Quite when the ruin started is hard to spot. In 1848, aged 30 and having married a wife with money, he was master of 183 acres at Treefel farm, employing three men servants and three maids. And then the hints come that all was not well. There were too many convivial evenings with the gentry, and suddenly signing the pledge became for him, in the old Welsh way, a seasonal activity. In 1851 he bought three yearling steers at a fair but managed to lose one on the way home. Eh, a steer? He met a neighbour and noted in the diary, 'I received a black eye.' No reason was given, but just two months later he noted blankly that the neighbour, aged 39, had cut his own throat with a razor. The only reflection Jenkins allowed himself was that the suicide was buried to the west of the church steeple.

There were other suicides. His brotherin-law, the day before he was to be married, drowned himself in two feet of water, 'a daring suicide' according to Jenkins, He left a letter for his parents in which he helpfully explained that he did not expect to live long if he married, so he tied a 321b weight to himself and specified the text for the sermon at his funeral. Religion and sex are always lurking somewhere in 19th-century west Wales. And disease.

TB carried off whole families. inspiring the bleak rhyme:

The cottage homes of Gwalia, How dreadfully they smell, With phthisis in the thatched roof And sewage in the well.

Jenkins lived in a time of great change, straddling the world of mail coaches and that of the railway, which when it came reduced the two months it had taken the great cattle droves to get to England to a single day. Some of these changes he noticed.

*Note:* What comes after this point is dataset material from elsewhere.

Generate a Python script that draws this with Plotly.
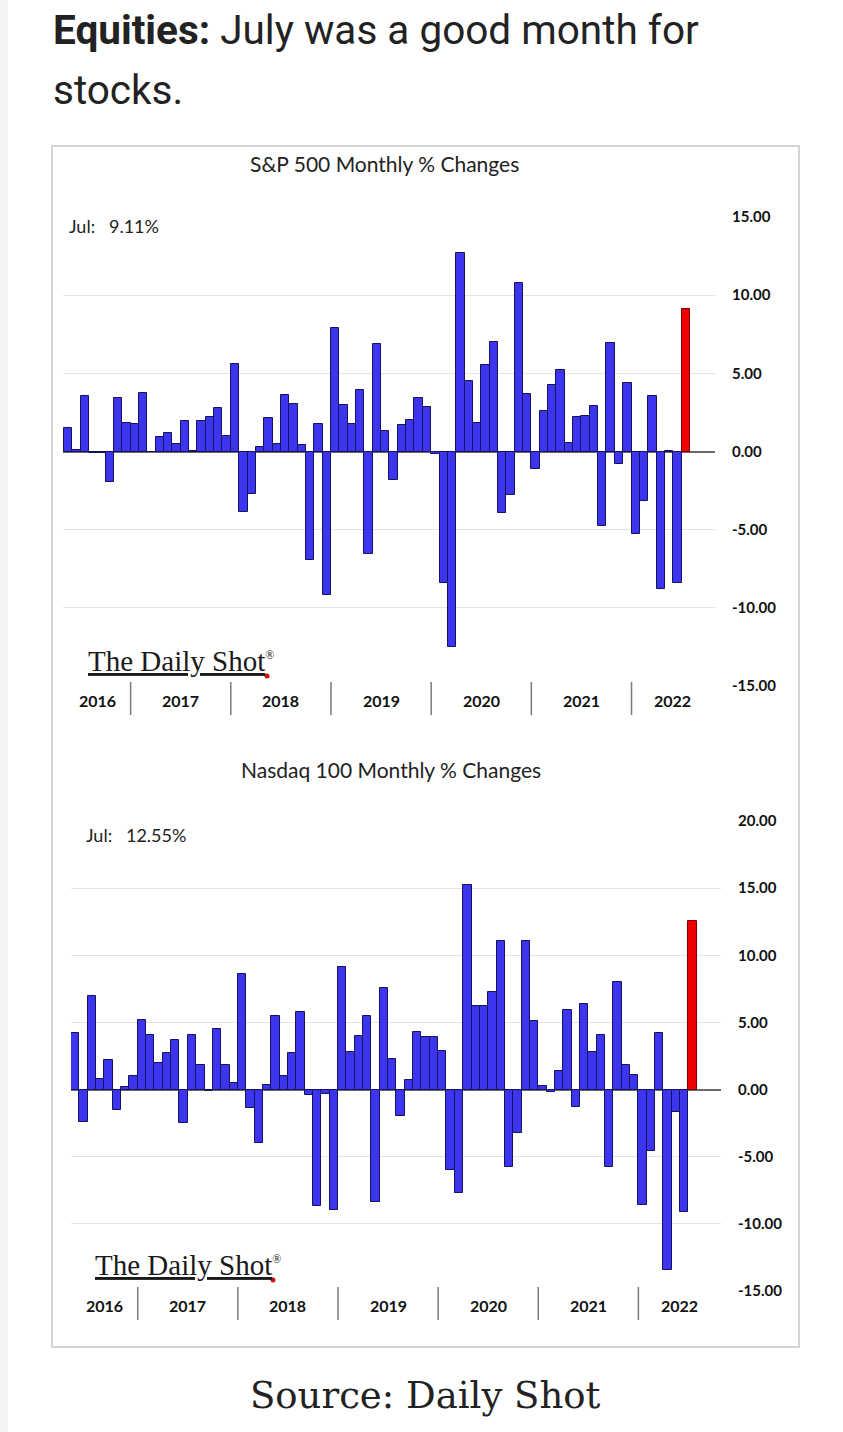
import plotly.graph_objects as go
import pandas as pd

W, H = 843, 1432

# ---------------- data ----------------
months = [p.strftime("%b %Y") for p in pd.period_range("2016-05", "2022-07", freq="M")]
years = ["2016", "2017", "2018", "2019", "2020", "2021", "2022"]

sp500 = [1.53, 0.09, 3.56, -0.12, -0.12, -1.94, 3.42, 1.82,
         1.79, 3.72, -0.04, 0.91, 1.16, 0.48, 1.93, 0.05, 1.93, 2.22, 2.81, 0.98,
         5.62, -3.89, -2.69, 0.27, 2.16, 0.48, 3.60, 3.03, 0.43, -6.94, 1.79, -9.18,
         7.87, 2.97, 1.79, 3.93, -6.58, 6.89, 1.31, -1.81, 1.72, 2.04, 3.40, 2.86,
         -0.16, -8.41, -12.51, 12.68, 4.53, 1.84, 5.51, 7.01, -3.92, -2.77, 10.75, 3.71,
         -1.11, 2.61, 4.24, 5.24, 0.55, 2.22, 2.27, 2.90, -4.76, 6.91, -0.83, 4.36,
         -5.26, -3.14, 3.58, -8.80, 0.01, -8.39, 9.11]

ndx = [4.2, -2.4, 7.0, 0.8, 2.2, -1.5, 0.2, 1.0,
       5.2, 4.1, 2.0, 2.7, 3.7, -2.5, 4.1, 1.8, -0.1, 4.5, 1.8, 0.5,
       8.6, -1.4, -4.0, 0.35, 5.5, 1.0, 2.7, 5.8, -0.4, -8.7, -0.3, -9.0,
       9.1, 2.8, 4.0, 5.5, -8.4, 7.6, 2.3, -2.0, 0.7, 4.3, 3.9, 3.9,
       2.9, -6.0, -7.7, 15.2, 6.2, 6.2, 7.3, 11.1, -5.8, -3.2, 11.1, 5.1,
       0.3, -0.15, 1.4, 5.9, -1.3, 6.35, 2.8, 4.1, -5.8, 8.0, 1.8, 1.1,
       -8.6, -4.6, 4.2, -13.45, -1.7, -9.1, 12.55]

sp_ticks = [15, 10, 5, 0, -5, -10, -15]
ndx_ticks = [20, 15, 10, 5, 0, -5, -10, -15]

# ---------------- helpers ----------------
def px(x):
    return x / W

def py(y):
    return 1 - y / H

BLUE = "#3d35ee"
BLUE_LINE = "#15125e"
RED = "#ee0000"
RED_LINE = "#7a0000"

idx = list(range(len(months)))
n = len(months)

def colors(vals):
    return [RED if i == len(vals) - 1 else BLUE for i in range(len(vals))]

def lcolors(vals):
    return [RED_LINE if i == len(vals) - 1 else BLUE_LINE for i in range(len(vals))]

fig = go.Figure()
fig.add_trace(go.Bar(x=idx, y=sp500, width=1, customdata=months,
                     marker=dict(color=colors(sp500), line=dict(color=lcolors(sp500), width=1)),
                     hovertemplate="%{customdata}: %{y:.2f}%<extra></extra>",
                     xaxis="x", yaxis="y", showlegend=False))
fig.add_trace(go.Bar(x=idx, y=ndx, width=1, customdata=months,
                     marker=dict(color=colors(ndx), line=dict(color=lcolors(ndx), width=1)),
                     hovertemplate="%{customdata}: %{y:.2f}%<extra></extra>",
                     xaxis="x2", yaxis="y2", showlegend=False))

tickfont = dict(family="Lato", size=15, color="#111", weight="bold")

def yaxis_cfg(ticks, rng, dom, anchor):
    return dict(domain=dom, range=rng, side="right", anchor=anchor,
                tickvals=ticks, ticktext=[f"{v:.2f}" for v in ticks],
                tickfont=tickfont, showgrid=True, gridcolor="#e4e4e4", gridwidth=1,
                zeroline=True, zerolinecolor="#6a6a6a", zerolinewidth=1.5,
                ticks="outside", ticklen=13, tickcolor="rgba(0,0,0,0)",
                showline=False, fixedrange=True, automargin=False)

def xaxis_cfg(dom, rng, anchor):
    return dict(domain=dom, range=rng, anchor=anchor, showgrid=False, zeroline=False,
                showticklabels=False, showline=False, ticks="", fixedrange=True,
                automargin=False)

fig.update_layout(
    width=W, height=H, margin=dict(l=0, r=0, t=0, b=0, pad=0, autoexpand=False),
    paper_bgcolor="white", plot_bgcolor="rgba(0,0,0,0)",
    bargap=0, showlegend=False,
    xaxis=xaxis_cfg([px(63), px(715)], [-0.6, n + 2.5], "y"),
    yaxis=yaxis_cfg(sp_ticks, [-15, 15], [py(686), py(217)], "x"),
    xaxis2=xaxis_cfg([px(71), px(721)], [-0.5, n + 2.4], "y2"),
    yaxis2=yaxis_cfg(ndx_ticks, [-15, 20], [py(1291), py(821)], "x2"),
)

shapes = []
annotations = []

def note(x, y, text, font, xanchor="center", xref="paper"):
    annotations.append(dict(xref=xref, yref="paper", x=x, y=y, text=text, showarrow=False,
                            xanchor=xanchor, yanchor="middle", font=font))

# left page strip
shapes.append(dict(type="rect", xref="paper", yref="paper", x0=0, x1=px(8), y0=0, y1=1,
                   fillcolor="#f3f3f3", line=dict(width=0), layer="below"))
# outer chart box
shapes.append(dict(type="rect", xref="paper", yref="paper", x0=px(52), x1=px(799),
                   y0=py(1347), y1=py(146), line=dict(color="#c8c8c8", width=1.5),
                   fillcolor="rgba(0,0,0,0)", layer="below"))

# covers for the top gridline behind the "Jul:" labels
shapes.append(dict(type="rect", xref="paper", yref="paper", x0=px(58), x1=px(183),
                   y0=py(220), y1=py(214), fillcolor="white", line=dict(width=0), layer="above"))
shapes.append(dict(type="rect", xref="paper", yref="paper", x0=px(66), x1=px(237),
                   y0=py(824), y1=py(818), fillcolor="white", line=dict(width=0), layer="above"))

# year dividers and labels
year_of = [m[-4:] for m in months]
yfont = dict(family="Lato", size=16, color="#111", weight="bold")
for xa, ytop, ybot, ylab in [("x", 682, 715, 700), ("x2", 1287, 1320, 1305)]:
    for k, yr in enumerate(years):
        pos = [i for i, y in enumerate(year_of) if y == yr]
        start = pos[0] - 0.5
        end = pos[-1] + 0.5 if yr != years[-1] else n + 2.3
        if k > 0:
            shapes.append(dict(type="line", xref=xa, yref="paper", x0=start, x1=start,
                               y0=py(ybot), y1=py(ytop), line=dict(color="#7a7a7a", width=1.5)))
        note((start + end) / 2, py(ylab), yr, yfont, xref=xa)

# chart titles
tfont = dict(family="Lato", size=21, color="#222")
note(px(384), py(163), "S&P 500 Monthly % Changes", tfont)
note(px(391), py(769), "Nasdaq 100 Monthly % Changes", tfont)

# latest value labels
lfont = dict(family="Lato", size=18, color="#222")
note(px(67), py(226), f"Jul:&nbsp;&nbsp;&nbsp;{sp500[-1]:.2f}%", lfont, xanchor="left")
note(px(84), py(835), f"Jul:&nbsp;&nbsp;&nbsp;{ndx[-1]:.2f}%", lfont, xanchor="left")

# The Daily Shot logos
logo_font = dict(family="Liberation Serif", size=29, color="#1a1a1a")
for lx, ly, dx, dy in [(86, 661, 267, 676), (93, 1265, 273, 1280)]:
    note(px(lx), py(ly), "<u>The Daily Shot</u><sup><span style='font-size:12px'>®</span></sup>",
         logo_font, xanchor="left")
    shapes.append(dict(type="circle", xref="paper", yref="paper",
                       x0=px(dx - 2.5), x1=px(dx + 2.5), y0=py(dy + 2.5), y1=py(dy - 2.5),
                       fillcolor="#d01010", line=dict(width=0)))

# page header
hfont = dict(family="Roboto", size=40.5, color="#222")
note(px(51), py(30), "<b>Equities:</b> July was a good month for", hfont, xanchor="left")
note(px(51), py(90), "stocks.", hfont, xanchor="left")

# source
note(px(425), py(1395), "Source: Daily Shot", dict(family="DejaVu Serif", size=37, color="#222"))

fig.update_layout(shapes=shapes, annotations=annotations)
fig.write_html("out.html")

Meanwhile the boozing continued, as a consequence of which Jenkins repaired to a spa, drinking 36 pints of water the first day, with gives you an idea of the man's customary intake. Later he stepped this up to almost six gallons. The actor Anthony Andrews had visions on a fraction of this amount, but all Jenkins records is that it left him with a sore side. The fact that the spa water was a potent laxative seems to have passed him by.

And then the attack. In 1868 he was dragged from bed 'by those who ought to respect me in every sense'. His wife, eldest son, two daughters and the maid tried to strangle him, then beat him up, according to him, for two hours, in the course of which his breastbone was fractured, three ribs broken, and his testicles crushed. am undone all over my body,' he recorded, but the only reason he gave for this attack was that all the attackers were demons.

There is a lot of black comedy in this book as the reader slowly becomes aware of what sort of man Jenkins was. A novel would have him coming back from his 25 years in Australia a wealthy and a changed man, but not a bit of it. Though teetotal for all that time, he returned broke and immediately resumed his ruin in the pubs of Tregaron. And his wife, who had been left to run the farm and bring up their children alone, took him in. Surviving him by 21 years to die aged 91, she is the real heroine of this narrative, yet is not allowed to speak once in the course of Nogood Boyo's diaries.

Bethan Phillips has produced what has to be the strangest book I have ever read.